After dinner he wanted me to meet his dad. I must admit that I hesitated a moment, but then I agreed to go with him. As I heard them speak with each other in Spanish, a language unknown to me, I felt the deep love between them. The dad was so sincere, kind, and humble. He had worked hard all his life for very little remuneration. But the love I felt in his presence was indescribable. I can still feel it today, many years later. This country had a richness I had been unable to see before meeting this man's father. And I now perceived how to better pray for this part of the world.

From his dad's house, the young man immediately took me back to my motel, and we parted ways with a handshake. That was twenty years ago.

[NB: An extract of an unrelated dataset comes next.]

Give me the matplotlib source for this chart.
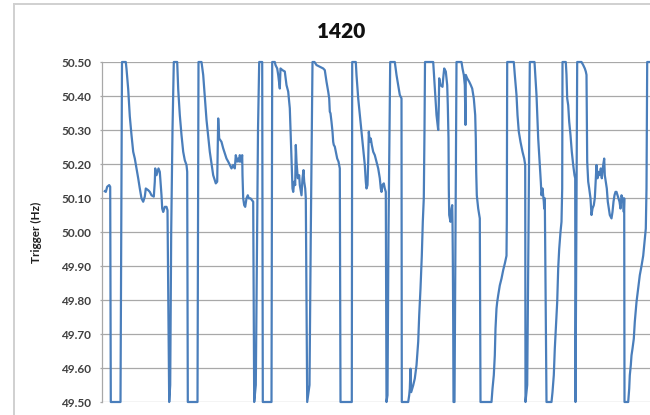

This experience changed my life. It gave me a confident trust in God, because it provided rock-solid proof of His care. From the moment I discovered His power and presence, I knew I could trust anything to Him. If He was there for me when I most needed Him, He would always be there for me.

God is our help always, and in times of trouble, we and our loved ones can experience that help through our prayers. No matter how far we may be from home, family, or friends, God is with us. He will help us, guide our prayers, and deliver us, if we turn to Him. This I know.